The National Library of Australia safeguards one of Australia’s most important living archives. Paul Hagon, CC BY-NC-ND
Mike Jones, Deb Verhoevan, Treasure Trove: why defunding Trove leaves Australia poorer, The Conversation, 26 February 2016
All swashbuckling pirates (and movie producers) know that if you want to find the treasure buried beneath the elusive X you first need a map. A charred fragment is no good: fortune only comes to those who hold enough pieces to follow the trail.
The National Library of Australia’s Trove service is that map for anyone wanting to navigate the high seas of information abundance. (You don’t even need to be a pirate.)
But our information plundering days may soon be over. Recently announced “efficiency dividends” mean that aspects of the Trove service will be scratched.
So what exactly will we lose?
Trove pulls together metadata and content from multiple sources into one platform to make finding what you are looking for an efficient and successful experience.
As of February 25 2016, this includes information on over 374,419,217 books, articles, images, historic newspapers, maps, music, archives, datasets and more, expressing the extraordinarily rich history of Australian culture.
If, as someone interested in museums, I am looking for information on Sir Frederick McCoy, inaugural director of the National Museum of Victoria, a single Trove search reveals not just books and articles.
I’ll find information on archival collections at the State Library of Victoria and the Royal Historical Society of Victoria, biographical entries from the Australian Dictionary of Biography and the Encyclopedia of Australian Science, digital photographs, transcribed newspaper obituaries and images of documents such as a Geological Survey of Victoria map to which McCoy contributed.
Distributed content is available within seconds. The benefits to researchers, local and family historians, and the Australian community as a whole, is immense, resulting in over 70,000 unique visitors a day.

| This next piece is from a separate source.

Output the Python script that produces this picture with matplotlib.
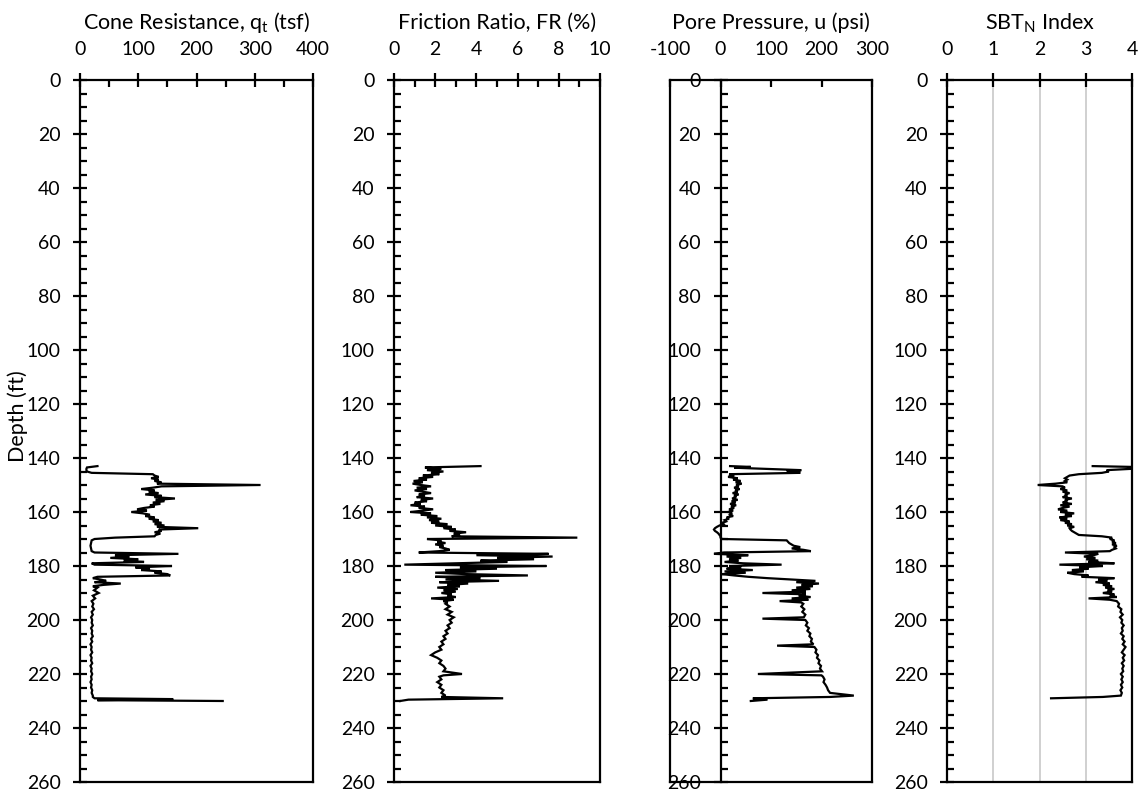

Yet, as The Sydney Morning Herald reported on Monday, staff have been told the federal government’s “efficiency dividend” will have a “grave impact” on the National Library. Aside from inevitable staff cuts,
The library will also cease aggregating content in Trove from museums and universities unless it is fully funded to do so.
This is the information equivalent to leaving money, or treasure, on the table.